AARP Hearing Center

I was at a holiday party last year, the professional kind where people you’ve just met will be looking over your shoulder for someone more important to talk to, and friends and acquaintances will sidle up and ask, “So what are you working on?” even if you’re in a full body cast.
As an experiment, I started to say I was “retired” — I may have actually mumbled the whole word, even though I have been loath to use it or to face the fact that it is an increasingly accurate, and ultimately inevitable, description of my professional status. What a mistake. You would have thought I’d confessed to testing positive for Ebola. Patronizing nods of checked panic. Sorrowful looks of pity and disappointment. Abrupt discoveries of drinks needing refreshment.
For a while, I thought this obvious social impediment might explain my longstanding aversion to what many people, citing an apparently apocryphal Hemingway quote, call “the ugliest word in the language.” Of course, it’s not the word “retirement” that repulses but the status it connotes — the status of no longer having the self-definition of a professional identity, of no longer mattering to the degree that one ever mattered at all.
When the father of my friend Blaine retired after a long career as a welder who’d worked on the Grand Coulee Dam, he was proud to call himself retired. His changed status did not unravel his sense of himself, and he might have rightly looked with scorn at callus-free former professionals rueing their inability to swap shoptalk at holiday parties. If you spent your life hanging Sheetrock or emptying bedpans or teaching fifth graders or being shot at, it’s hard to imagine why “retirement” wouldn’t be the prettiest word in the language.

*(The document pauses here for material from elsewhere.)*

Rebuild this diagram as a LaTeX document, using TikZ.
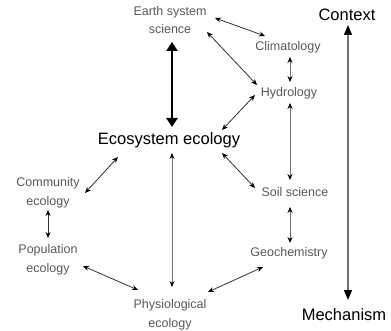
\documentclass[tikz,border=0pt]{standalone}
\usepackage{fontspec}
\setmainfont{Liberation Sans}
\usetikzlibrary{arrows.meta,calc}
\begin{document}
\begin{tikzpicture}[x=1pt,y=-1pt,
  small/.style={font=\fontsize{12.5}{18.5}\selectfont, text=black!65, align=center, inner sep=2pt},
  big/.style={font=\fontsize{16.5}{19}\selectfont, text=black, inner sep=2pt},
  conn/.style={{Stealth[length=6pt,width=5pt,color=black]}-{Stealth[length=6pt,width=5pt,color=black]}, draw=black!80, line width=0.8pt},
  vconn/.style={conn, draw=black!55},
  thick arrow/.style={{Triangle[length=9pt,width=11pt]}-{Triangle[length=9pt,width=11pt]}, draw=black, line width=2.6pt},
  axis arrow/.style={{Triangle[length=10pt,width=8pt,color=black]}-{Triangle[length=10pt,width=8pt,color=black]}, draw=black!55, line width=1.4pt}
]
\useasboundingbox (0,0) rectangle (391,331);
\node[small] (earth) at (170,20) {Earth system\\science};
\node[small] (clim) at (288,47) {Climatology};
\node[small] (hydro) at (289,93) {Hydrology};
\node[small] (soil) at (295,192) {Soil science};
\node[small] (geo) at (289,253) {Geochemistry};
\node[small] (phys) at (170,315) {Physiological\\ecology};
\node[small] (pop) at (48,260) {Population\\ecology};
\node[small] (comm) at (48,193) {Community\\ecology};
\node[big] (eco) at (169,140) {Ecosystem ecology};
\node[big] (ctx) at (347,15) {Context};
\node[big] (mech) at (344,315) {Mechanism};

\draw[thick arrow] ($(earth)+(2,22)$) -- ($(eco)+(3,-13)$);
\draw[axis arrow] ($(ctx)+(1,10)$) -- ($(ctx)+(1,285)$);
\draw[conn] ($(earth)+(45,-2)$) -- ($(clim)+(-23,-11)$);
\draw[conn] ($(earth)+(37,12)$) -- ($(hydro)+(-32,-8)$);
\draw[conn] ($(hydro)+(-34,2)$) -- ($(eco)+(53,-10)$);
\draw[conn] ($(eco)+(53,13)$) -- ($(soil)+(-40,-4)$);
\draw[conn] ($(eco)+(-51,17)$) -- ($(comm)+(37,0)$);
\draw[conn] ($(pop)+(35,6)$) -- ($(phys)+(-32,-25)$);
\draw[conn] ($(geo)+(-26,14)$) -- ($(phys)+(38,-23)$);
\draw[conn] ($(comm)+(0,17)$) -- ($(pop)+(0,-22)$);
\draw[vconn] ($(clim)+(2,10)$) -- ($(hydro)+(1,-11)$);
\draw[vconn] ($(hydro)+(1,10)$) -- ($(soil)+(-5,-12)$);
\draw[vconn] ($(soil)+(-5,15)$) -- ($(geo)+(1,-10)$);
\draw[vconn] ($(eco)+(3,13)$) -- ($(phys)+(2,-28)$);
\end{tikzpicture}
\end{document}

But if you have had a job you loved, and your goal was always the work itself, what sociologists call the “retirement transition process” entails a certain amount of mourning and a lot of tricky, even torturous, psychological adjustments. Thanks to increased life expectancies and the advent of benefits like Social Security, our period of post-employment life is likely to be much longer than our forebears’ was. In the early 1900s, some 65 percent of American men were still in the labor force at age 65.
By 1990 that number had dwindled to 10 percent, and millions of retired workers had the challenge — or perhaps the privilege — of grappling with the psychosocial problem of reconfiguring their identities around something other than what they had done for a living.
Gerontologists have called this chapter the “crown of life,” when we are supposedly free to concentrate on personal fulfillment before the unhappy festivities of the final chapter, which they describe as being characterized by “dependency, decrepitude and death.”